However, more worrying is the dropout rate for secondary school students. Education is only compulsory until the age of 14 and just 10% of students go on to graduate from secondary school. The Ministry of Education, responsible for public schools, does however appear to be trying to improve the quality of education by creating new classrooms and reducing class sizes; they have allegedly invested RD$6.8 billion this year (2013) alone.
The education system in the Dominican Republic is divided into 3 sections:
Locally known as Nivel Inicial, pre-school in the Dominican Republic is from the age of three to the age of six. However, only the final year is compulsory.
Standard education in the country is called Nivel Basico for children aged 6 - 14 years old. It is compulsory for all children but this is not strictly enforced.

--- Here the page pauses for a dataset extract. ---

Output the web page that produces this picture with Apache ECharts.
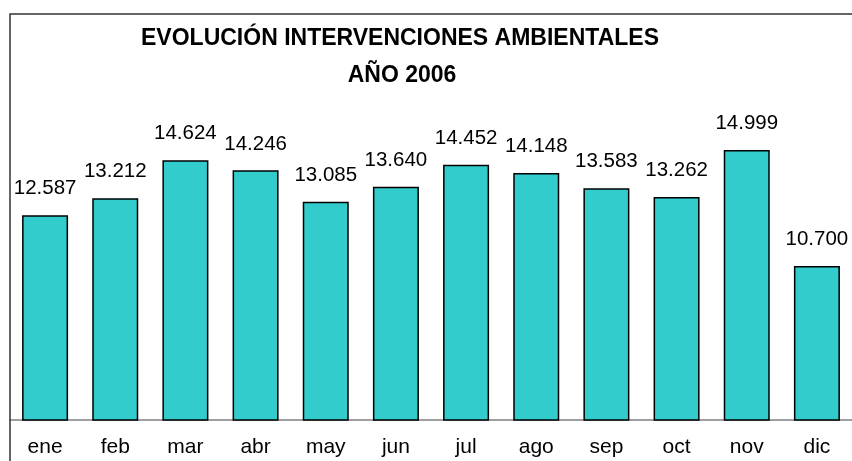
<!DOCTYPE html>
<html lang="es">

<head>
    <meta charset="utf-8">
    <style type="text/css">
    body {
        margin: 0;
        background-color: #fff
    }

    #echarts {
        width: 852px;
        height: 461px;
    }
    </style>
</head>

<body>
    <div id="echarts"></div>
    <script type="text/javascript" src="https://cdn.jsdelivr.net/npm/echarts@6/dist/echarts.min.js"></script>
    <script type="text/javascript">
    var meses = ['ene', 'feb', 'mar', 'abr', 'may', 'jun', 'jul', 'ago', 'sep', 'oct', 'nov', 'dic'];
    var intervenciones = [12587, 13212, 14624, 14246, 13085, 13640, 14452, 14148, 13583, 13262, 14999, 10700];
    var titulo = ['EVOLUCIÓN INTERVENCIONES AMBIENTALES', 'AÑO 2006'];

    var myEcharts = echarts.init(document.getElementById('echarts'));

    /*miles con punto*/
    function miles(v) {
        return String(v).replace(/\B(?=(\d{3})+(?!\d))/g, '.');
    }

    var fuente = '"Liberation Sans", Arial, sans-serif';

    var option = {
        animation: false,
        textStyle: {
            fontFamily: fuente
        },
        graphic: [{
            type: 'rect',
            shape: { x: 10, y: 14, width: 900, height: 500 },
            style: { fill: null, stroke: '#333', lineWidth: 1.5 },
            z: 10
        }, {
            type: 'text',
            x: 400,
            y: 27,
            style: {
                text: titulo[0],
                fill: '#000',
                font: 'bold 23px ' + fuente,
                textAlign: 'center'
            }
        }, {
            type: 'text',
            x: 402,
            y: 64,
            style: {
                text: titulo[1],
                fill: '#000',
                font: 'bold 23px ' + fuente,
                textAlign: 'center'
            }
        }],
        grid: {
            left: 10,
            top: 15,
            width: 846,
            height: 405
        },
        xAxis: {
            type: 'category',
            data: meses,
            axisLine: { lineStyle: { color: '#808080', width: 1.5 } },
            axisTick: { show: false },
            axisLabel: {
                color: '#000',
                fontSize: 21,
                margin: 17
            }
        },
        yAxis: {
            type: 'value',
            min: 5000,
            max: 20000,
            show: false,
            splitLine: { show: false }
        },
        series: [{
            type: 'bar',
            data: intervenciones,
            barWidth: 46,
            itemStyle: {
                color: '#33CCCC',
                borderColor: '#000',
                borderWidth: 1.5
            },
            label: {
                show: true,
                position: 'top',
                distance: 16,
                color: '#000',
                fontSize: 20.5,
                formatter: function(p) {
                    return miles(p.value);
                }
            }
        }]
    };
    myEcharts.setOption(option);
    </script>
</body>

</html>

The Nivel Medio for students aged 14-18 is not mandatory and therefore the number of children who participate is worryingly low. At the end of studying students are awarded a Bachillerato, equivalent to a high school diploma, which allows students to pursue further education at university or college.

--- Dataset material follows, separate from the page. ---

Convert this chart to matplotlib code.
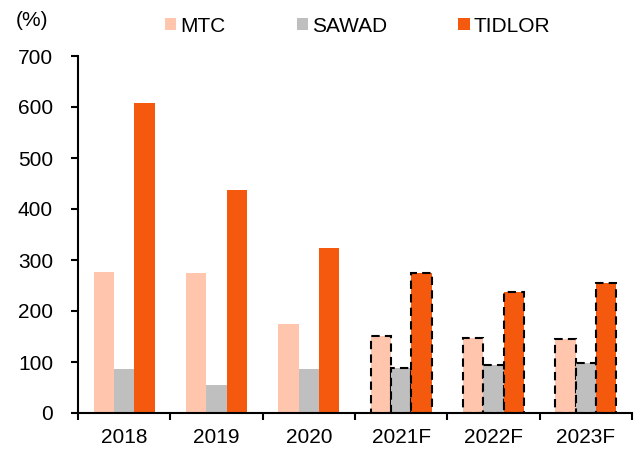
import matplotlib.pyplot as plt
from matplotlib.patches import Patch
import numpy as np

plt.rcParams['font.family'] = ['Liberation Sans', 'DejaVu Sans']

# Dados
years = ['2018', '2019', '2020', '2021F', '2022F', '2023F']
mtc = [276, 274, 175, 151, 148, 146]
sawad = [87, 55, 87, 89, 95, 98]
tidlor = [607, 437, 323, 274, 237, 255]
forecast = [False, False, False, True, True, True]

names = ['MTC', 'SAWAD', 'TIDLOR']
colors = ['#FFC6AD', '#BFBFBF', '#F4590D']

fig = plt.figure(figsize=(6.41, 4.5), dpi=100)
ax = fig.add_axes([78/641, 1 - 413/450, (632-78)/641, (413-56)/450])

x = np.arange(len(years))
w = 0.22
for k, (vals, c) in enumerate(zip([mtc, sawad, tidlor], colors)):
    pos = x + (k - 1) * w
    for i in range(len(years)):
        if forecast[i]:
            ax.bar(pos[i], vals[i], w, color=c, edgecolor='black',
                   linewidth=1.5, linestyle=(0, (4, 2.5)), zorder=2)
        else:
            ax.bar(pos[i], vals[i], w, color=c, linewidth=0, zorder=2)

ax.set_xlim(-0.5, len(years) - 0.5)
ax.set_ylim(0, 700)
ax.set_yticks(range(0, 701, 100))
ax.set_xticks(x)
ax.set_xticklabels(years)
ax.set_xticks(np.arange(-0.5, len(years)), minor=True)
ax.tick_params(axis='x', which='major', length=0, pad=11, labelsize=15)
ax.tick_params(axis='x', which='minor', length=5, width=1.5, direction='out')
ax.tick_params(axis='y', length=5, width=1.5, direction='out', labelsize=15, pad=13)
for s in ['top', 'right']:
    ax.spines[s].set_visible(False)
for s in ['left', 'bottom']:
    ax.spines[s].set_linewidth(1.5)

fig.text(16/641, 1 - 21/450, '(%)', fontsize=15, va='center', ha='left')

handles = [Patch(facecolor=c, edgecolor='none', label=n) for n, c in zip(names, colors)]
fig.legend(handles=handles, loc='center left', bbox_to_anchor=(165/641, 1 - 26/450),
           ncol=3, frameon=False, fontsize=15, handlelength=0.55, handleheight=0.55,
           handletextpad=0.2, columnspacing=3.4, borderaxespad=0, borderpad=0)

fig.savefig('out.png', dpi=100)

There are plans in place to improve the quality of teaching by relating rate of pay for teachers to performance, but this is yet to be comprehensively implemented.

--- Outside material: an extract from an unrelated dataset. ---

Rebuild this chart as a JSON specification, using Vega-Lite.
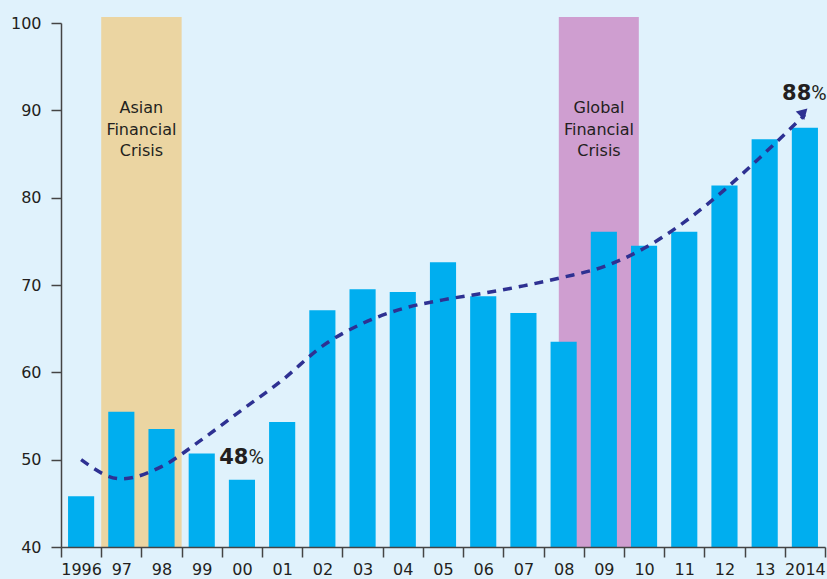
{
  "$schema": "https://vega.github.io/schema/vega-lite/v6.json",
  "width": 764,
  "height": 524,
  "autosize": {"type": "none"},
  "padding": {"left": 61, "top": 23, "right": 2, "bottom": 32},
  "background": "#E0F2FC",
  "config": {
    "view": {"stroke": null},
    "font": "DejaVu Sans",
    "axis": {
      "domainColor": "#444444",
      "domainWidth": 1.5,
      "tickColor": "#444444",
      "tickWidth": 1.5,
      "tickSize": 10,
      "labelColor": "#231F20",
      "labelFont": "DejaVu Sans",
      "labelFontSize": 16,
      "grid": false,
      "title": null
    }
  },
  "datasets": {
    "bars": [
      {"year": "1996", "value": 45.8},
      {"year": "97", "value": 55.5},
      {"year": "98", "value": 53.5},
      {"year": "99", "value": 50.7},
      {"year": "00", "value": 47.7},
      {"year": "01", "value": 54.3},
      {"year": "02", "value": 67.1},
      {"year": "03", "value": 69.5},
      {"year": "04", "value": 69.2},
      {"year": "05", "value": 72.6},
      {"year": "06", "value": 68.7},
      {"year": "07", "value": 66.8},
      {"year": "08", "value": 63.5},
      {"year": "09", "value": 76.1},
      {"year": "10", "value": 74.5},
      {"year": "11", "value": 76.1},
      {"year": "12", "value": 81.4},
      {"year": "13", "value": 86.7},
      {"year": "2014", "value": 88.0}
    ],
    "trend": [
      {"year": "1996", "value": 50.0},
      {"year": "97", "value": 47.8},
      {"year": "98", "value": 49.2},
      {"year": "99", "value": 52.3},
      {"year": "00", "value": 55.7},
      {"year": "01", "value": 59.1},
      {"year": "02", "value": 63.0},
      {"year": "03", "value": 65.6},
      {"year": "04", "value": 67.3},
      {"year": "05", "value": 68.3},
      {"year": "06", "value": 69.05},
      {"year": "07", "value": 69.9},
      {"year": "08", "value": 70.9},
      {"year": "09", "value": 72.1},
      {"year": "10", "value": 74.2},
      {"year": "11", "value": 77.2},
      {"year": "12", "value": 80.9},
      {"year": "13", "value": 85.1},
      {"year": "2014", "value": 89.5}
    ]
  },
  "encoding": {
    "x": {
      "field": "year",
      "type": "ordinal",
      "scale": {
        "domain": ["1996","97","98","99","00","01","02","03","04","05","06","07","08","09","10","11","12","13","2014"],
        "paddingInner": 0,
        "paddingOuter": 0
      },
      "axis": {"labelAngle": 0, "tickBand": "extent", "labelPadding": 4}
    }
  },
  "layer": [
    {
      "data": {"values": [{"start": "97", "end": "98", "lo": 40, "hi": 100.7}]},
      "mark": {"type": "rect", "color": "#EBD5A2", "clip": false},
      "encoding": {
        "x": {"field": "start", "type": "ordinal", "bandPosition": 0},
        "x2": {"field": "end", "bandPosition": 1},
        "y": {"field": "lo", "type": "quantitative"},
        "y2": {"field": "hi"}
      }
    },
    {
      "data": {"values": [{"start": "08", "end": "10", "lo": 40, "hi": 100.7}]},
      "mark": {"type": "rect", "color": "#CF9ED0", "clip": false},
      "encoding": {
        "x": {"field": "start", "type": "ordinal", "bandPosition": 0.38},
        "x2": {"field": "end", "bandPosition": 0.37},
        "y": {"field": "lo", "type": "quantitative"},
        "y2": {"field": "hi"}
      }
    },
    {
      "data": {"name": "bars"},
      "mark": {"type": "bar", "color": "#00AEEF", "width": {"band": 0.65}},
      "encoding": {
        "y": {
          "field": "value",
          "type": "quantitative",
          "scale": {"domain": [40, 100], "zero": false, "nice": false},
          "axis": {"values": [40,50,60,70,80,90,100], "labelPadding": 10}
        },
        "y2": {"datum": 40}
      }
    },
    {
      "data": {"name": "trend"},
      "mark": {"type": "line", "color": "#2E3192", "strokeWidth": 3.5, "strokeDash": [9, 7], "interpolate": "monotone"},
      "encoding": {
        "y": {"field": "value", "type": "quantitative"}
      }
    },
    {
      "data": {"values": [{"year": "2014", "value": 89.8}]},
      "mark": {"type": "point", "shape": "triangle-up", "filled": true, "size": 144, "angle": 45, "color": "#2E3192", "opacity": 1},
      "encoding": {
        "x": {"field": "year", "type": "ordinal", "bandPosition": 0.47},
        "y": {"field": "value", "type": "quantitative"}
      }
    },
    {
      "data": {"values": [
        {"year": "97", "value": 89.7, "label": "Asian\nFinancial\nCrisis"}
      ]},
      "mark": {"type": "text", "fontSize": 16, "color": "#231F20", "align": "center", "baseline": "alphabetic", "lineBreak": "\n", "lineHeight": 21.7},
      "encoding": {
        "x": {"field": "year", "type": "ordinal", "bandPosition": 1},
        "y": {"field": "value", "type": "quantitative"},
        "text": {"field": "label"}
      }
    },
    {
      "data": {"values": [
        {"year": "09", "value": 89.7, "label": "Global\nFinancial\nCrisis"}
      ]},
      "mark": {"type": "text", "fontSize": 16, "color": "#231F20", "align": "center", "baseline": "alphabetic", "lineBreak": "\n", "lineHeight": 21.7},
      "encoding": {
        "x": {"field": "year", "type": "ordinal", "bandPosition": 0.38},
        "y": {"field": "value", "type": "quantitative"},
        "text": {"field": "label"}
      }
    },
    {
      "data": {"values": [
        {"year": "00", "value": 49.5, "label": "48"},
        {"year": "2014", "value": 91.15, "label": "88"}
      ]},
      "mark": {"type": "text", "fontSize": 21, "fontWeight": "bold", "color": "#231F20", "align": "right", "baseline": "alphabetic"},
      "encoding": {
        "x": {"field": "year", "type": "ordinal", "bandPosition": 0.66},
        "y": {"field": "value", "type": "quantitative"},
        "text": {"field": "label"}
      }
    },
    {
      "data": {"values": [
        {"year": "00", "value": 49.5, "label": "%"},
        {"year": "2014", "value": 91.15, "label": "%"}
      ]},
      "mark": {"type": "text", "font": "Roboto", "fontSize": 21, "fontWeight": "normal", "color": "#231F20", "align": "left", "baseline": "alphabetic"},
      "encoding": {
        "x": {"field": "year", "type": "ordinal", "bandPosition": 0.66},
        "y": {"field": "value", "type": "quantitative"},
        "text": {"field": "label"}
      }
    }
  ]
}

There are, however, plentiful alternatives to the public school system. The number of parents sending their children to private school continues to increase, even among the less privileged, as they endeavour to provide a quality education for their children. There are private schools, religious schools and foreign language schools in the Dominican Republic. Teaching in English can easily be found in Santo Domingo, and outside of the capital there are schools in La Romana, Santiago, Punta Cana and Puerto Plata.